What does `*&` in a function declaration mean? - c++

I wrote a function along the lines of this:
void myFunc(myStruct *&out) {
out = new myStruct;
out->field1 = 1;
out->field2 = 2;
}
Now in a calling function, I might write something like this:
myStruct *data;
myFunc(data);
which will fill all the fields in data. If I omit the '&' in the declaration, this will not work. (Or rather, it will work only locally in the function but won't change anything in the caller)
Could someone explain to me what this '*&' actually does? It looks weird and I just can't make much sense of it.

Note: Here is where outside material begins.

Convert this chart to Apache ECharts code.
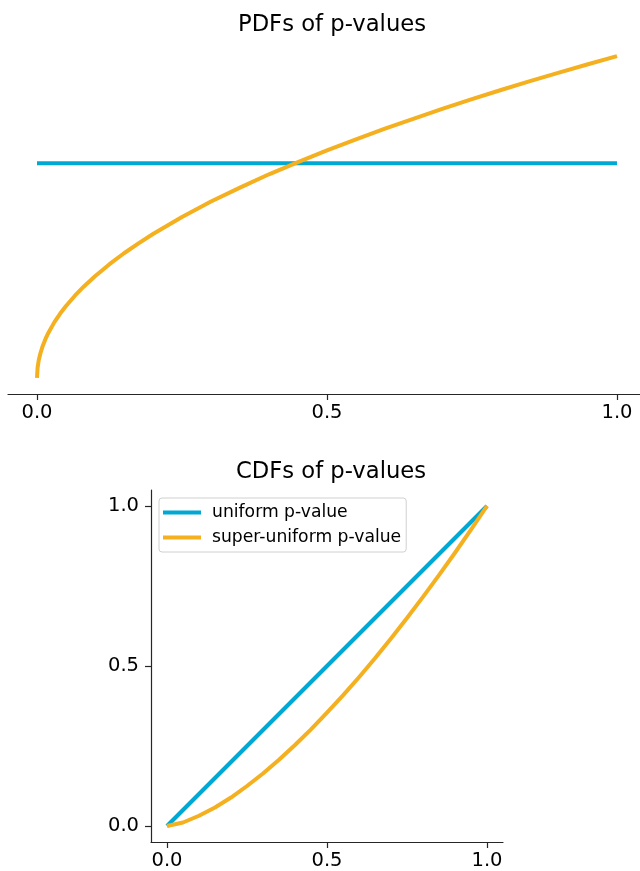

The & symbol in a C++ variable declaration means it's a reference.
It happens to be a reference to a pointer, which explains the semantics you're seeing; the called function can change the pointer in the calling context, since it has a reference to it.
So, to reiterate, the "operative symbol" here is not *&, that combination in itself doesn't mean a whole lot. The * is part of the type myStruct *, i.e. "pointer to myStruct", and the & makes it a reference, so you'd read it as "out is a reference to a pointer to myStruct".
The original programmer could have helped, in my opinion, by writing it as:
void myFunc(myStruct * &out)
or even (not my personal style, but of course still valid):
void myFunc(myStruct* &out)
Of course, there are many other opinions about style. :)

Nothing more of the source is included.